漫步在集“民国首席花花公子、东北少帅、不抵抗将军、著名抗日将领、民族英雄、千古功臣、民族罪人及老顽童”等褒贬名号绰号于一身的张学良曾经居住过的房间里,笔者又情不自禁想起了张少帅的诸多离奇往事,典型者如九·一八事变当晚接获沈阳紧急军情电报后却继续在北平大戏院包厢里欣赏梅兰芳演出直至剧终;沈阳及东北大片国土沦陷后,年底他又公然违抗国民政府的多项命令及政府首席谈判代表顾维钧的建议,以“锦州中立”为幌子,擅自将驻守锦州的东北军全部撤入关内,弃辽西走廊战略重地于日寇之手;1933年又任由其下属汤玉麟10天内快速放弃19万平方公里热河省国土却毫不在意,事后竟然还不知羞耻地当面反唇相讥要求他尽快积极组织防御反击的行政院长汪精卫;身为中华民国陆海空军副总司令兼西北剿匪总司令的他竟在陕北纵容其下属以武器弹药向“被围剿敌军”交换物资。

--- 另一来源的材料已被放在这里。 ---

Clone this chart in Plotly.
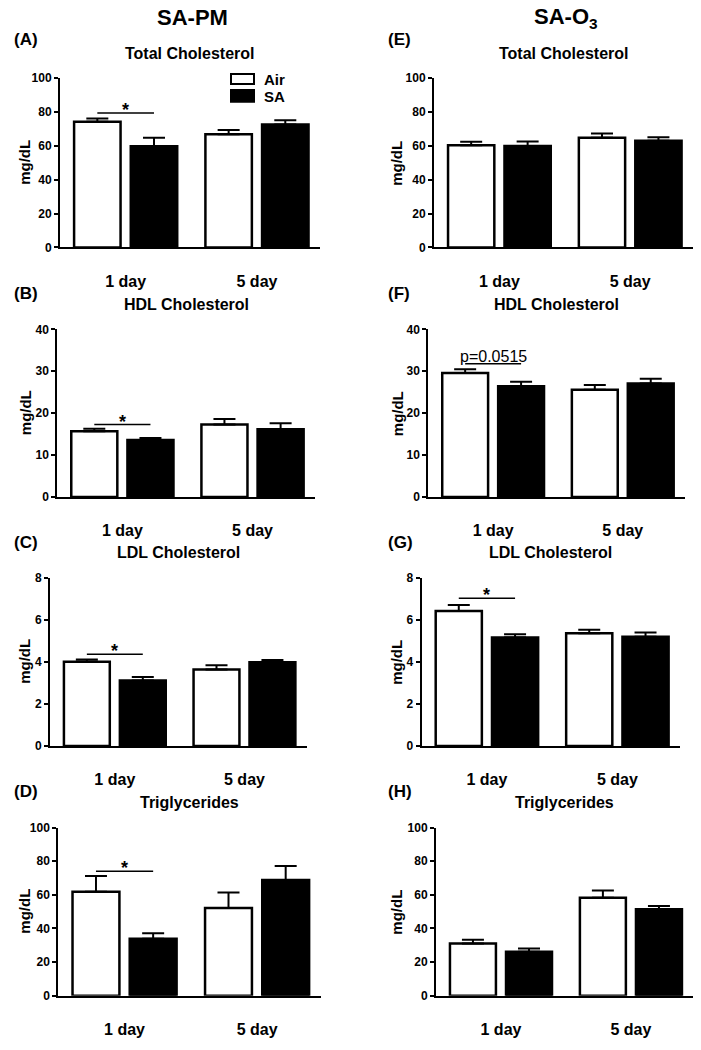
import plotly.graph_objects as go

W, H = 701, 1050
FONT = "Arial, Liberation Sans, sans-serif"

days = ["1 day", "5 day"]
groups = ["Air", "SA"]
group_fill = ["white", "black"]
analytes = ["Total Cholesterol", "HDL Cholesterol", "LDL Cholesterol", "Triglycerides"]
y_max = [100, 40, 8, 100]
y_step = [20, 10, 2, 20]
columns = ["SA-PM", "SA-O<sub>3</sub>"]
letters = [["(A)", "(B)", "(C)", "(D)"], ["(E)", "(F)", "(G)", "(H)"]]

# SA-PM column: one row per analyte, [1 day, 5 day]
pm_air_mean = [[74.3, 66.9], [15.7, 17.3], [4.00, 3.64], [61.8, 52.2]]
pm_air_sem = [[1.9, 2.5], [0.6, 1.3], [0.11, 0.20], [9.4, 9.2]]
pm_sa_mean = [[59.8, 72.7], [13.6, 16.2], [3.11, 3.98], [33.9, 68.8]]
pm_sa_sem = [[5.1, 2.5], [0.5, 1.4], [0.17, 0.10], [3.2, 8.3]]

# SA-O3 column
o3_air_mean = [[60.4, 64.9], [29.6, 25.6], [6.41, 5.36], [31.0, 58.2]]
o3_air_sem = [[2.0, 2.4], [0.9, 1.1], [0.29, 0.16], [2.3, 4.3]]
o3_sa_mean = [[60.0, 63.0], [26.4, 27.1], [5.16, 5.19], [26.1, 51.4]]
o3_sa_sem = [[2.6, 2.1], [1.1, 1.1], [0.15, 0.20], [1.9, 1.9]]

# significance brackets (all on the 1 day group)
pm_sig_rows = [0, 1, 2, 3]
pm_sig_y = [79.5, 17.3, 4.36, 74.1]
pm_sig_text = ["*", "*", "*", "*"]
o3_sig_rows = [1, 2]
o3_sig_y = [31.8, 7.02]
o3_sig_text = ["p=0.0515", "*"]

means = [[pm_air_mean, pm_sa_mean], [o3_air_mean, o3_sa_mean]]
sems = [[pm_air_sem, pm_sa_sem], [o3_air_sem, o3_sa_sem]]
sigs = [(pm_sig_rows, pm_sig_y, pm_sig_text), (o3_sig_rows, o3_sig_y, o3_sig_text)]

# ---- geometry (pixels) ----
col_x = [[(60, 320), (57.3, 315), (50, 306.7), (58.3, 320.7)],
         [(434, 693), (428.3, 685), (421.7, 680), (436, 693.3)]]
row_y = [(72.2, 243.7), (326.7, 496.7), (578.3, 749), (831.7, 1002)]
letter_x = [12, 386]
letter_y = [33, 290, 543, 795]
ytitle_x = [25, 397]
title_x = [192, 566]

BARGAP = 0.137
GROUPGAP = 0.18
slot = (1 - BARGAP) / 2
bar_off = slot / 2
bar_edge = bar_off + slot * (1 - GROUPGAP) / 2


def px(x):
    return x / W


def py(y):
    return 1 - y / H


def note(text, x, y, size, **kw):
    d = dict(text=text, x=px(x), y=py(y), xref="paper", yref="paper", showarrow=False,
             xanchor="center", yanchor="middle",
             font=dict(family=FONT, size=size, color="black"))
    d.update(kw)
    return d


fig = go.Figure()
annotations = []
shapes = []

for c in range(2):
    for r in range(4):
        k = c * 4 + r + 1
        xa = "x" if k == 1 else f"x{k}"
        ya = "y" if k == 1 else f"y{k}"
        for g in range(2):
            fig.add_trace(go.Bar(
                x=days, y=means[c][g][r], name=groups[g],
                xaxis=xa, yaxis=ya, showlegend=False, hoverinfo="skip",
                marker=dict(color=group_fill[g], line=dict(color="black", width=2.5)),
                error_y=dict(type="data", symmetric=False, array=sems[c][g][r],
                             arrayminus=[0, 0], color="black", thickness=2, width=11),
            ))
        x0, x1 = col_x[c][r]
        y0, y1 = row_y[r]
        axis_common = dict(showgrid=False, zeroline=False, showline=True,
                           linecolor="black", linewidth=2, fixedrange=True)
        fig.update_layout(**{
            ("xaxis" if k == 1 else f"xaxis{k}"): dict(
                domain=[px(x0), px(x1)], anchor=ya, range=[-0.5, 1.48],
                ticks="", ticklabelstandoff=18,
                tickfont=dict(family=FONT, size=16, color="black", weight="bold"),
                **axis_common),
            ("yaxis" if k == 1 else f"yaxis{k}"): dict(
                domain=[py(y1), py(y0)], anchor=xa, range=[0, y_max[r]],
                tick0=0, dtick=y_step[r], ticks="outside", ticklen=4, tickwidth=2,
                tickcolor="black",
                tickfont=dict(family=FONT, size=12, color="black", weight="bold"),
                **axis_common),
        })
        # group underlines under the x axis
        for i in range(len(days)):
            shapes.append(dict(type="line", xref=xa, yref=ya, ysizemode="pixel", yanchor=0,
                               x0=i - bar_edge, x1=i + bar_edge, y0=-9, y1=-9,
                               line=dict(color="black", width=2)))
        annotations.append(note(f"<b>{analytes[r]}</b>", (x0 + x1) / 2, y0 - 25, 16))
        annotations.append(note(f"<b>{letters[c][r]}</b>", letter_x[c], letter_y[r], 17,
                                xanchor="left"))
        annotations.append(note("<b>mg/dL</b>", ytitle_x[c], (y0 + y1) / 2, 15, textangle=-90))

    rows, ys, texts = sigs[c]
    for r, yv, t in zip(rows, ys, texts):
        k = c * 4 + r + 1
        xa = "x" if k == 1 else f"x{k}"
        ya = "y" if k == 1 else f"y{k}"
        shapes.append(dict(type="line", xref=xa, yref=ya, x0=-bar_off, x1=bar_off, y0=yv, y1=yv,
                           line=dict(color="black", width=1.5)))
        star = t == "*"
        annotations.append(dict(text=f"<b>{t}</b>" if star else t, x=0, y=yv, xref=xa, yref=ya,
                                showarrow=False, xanchor="center", yanchor="middle",
                                yshift=3 if star else 7,
                                font=dict(family=FONT, size=18 if star else 16, color="black")))

    annotations.append(note(f"<b>{columns[c]}</b>", title_x[c], 11, 22))

# legend in panel A
leg_box = [(68, 78), (84, 96)]
leg_text_y = [73.5, 91]
for g in range(2):
    shapes.append(dict(type="rect", xref="paper", yref="paper",
                       x0=px(231), x1=px(254), y0=py(leg_box[g][1]), y1=py(leg_box[g][0]),
                       fillcolor=group_fill[g], line=dict(color="black", width=2)))
    annotations.append(note(f"<b>{groups[g]}</b>", 262, leg_text_y[g], 15, xanchor="left"))

fig.update_layout(
    width=W, height=H, autosize=False,
    margin=dict(l=0, r=0, t=0, b=0),
    paper_bgcolor="white", plot_bgcolor="white",
    barmode="group", bargap=BARGAP, bargroupgap=GROUPGAP,
    showlegend=False,
    annotations=annotations, shapes=shapes,
    font=dict(family=FONT, color="black"),
)

fig.write_html("out.html", post_script="document.body.style.margin='0';",
               config={"displayModeBar": False})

在麒麟洞的张学良囚禁处,笔者还同时想起了那位积极策划指挥“兵谏”的军事委员会委员长西安行营主任兼第17路军总指挥杨虎城(早年背叛了大帅冯玉祥,1933年曾在川北与红军秘密签订互不侵犯的《汉中密约》),作为首要责任人的他在“兵变”失败后被政府宽大处理并派遣公费赴欧美考察军事政治,接令后却却迟迟不肯出发、私下游说运动多位民国大佬,希望中央能收回成命,最后在杭州被蒋委员长严厉训诫“人要学会知耻”后才于1937年6月无可奈何地出发了;在土耳其及法国等地“杨刀客”又秘密联络苏俄驻外使馆请求代呈他致斯大林大元帅的密函,希望“投奔革命苏俄”或“借道苏俄由新疆秘密回国抗日”,还到处宣传抗日救国,尽情抨击蒋委员长及国民政府;全面抗战爆发后,他又多次致函中央政府,请求允许其回国带兵抗战,被政府诱捕拘禁后他从此就只能携地下党员夫人谢葆贞与子女及秘书宋绮云夫妇等在南昌、四川、息烽及重庆等拘禁地度过自己的余生了。
在黔灵山公园麒麟洞张少帅囚禁处下山不到一公里处的丛林中,还有一座现名为“蒋介石和张学良会见处”的民国西式平房,此建筑是蒋委员长在抗战中巡视贵阳期间与张学良见面的旧址。伫立在房前绿茵茵的草坪上,笔者竟不由自主地想到了这样的问题:蒋委员长是不是也太宽厚太仁慈了,身为中华民国和反法西斯同盟中国战区最高统帅的他,怎么还会在军国大事缠身中来此偏僻之地以礼会见这个身负重罪的前部下呢?为什么“事变”之后他不立即把这个“大叛徒”打倒在地再踏上一只脚,或“砸烂他的狗头”,让他永世不得翻身呢?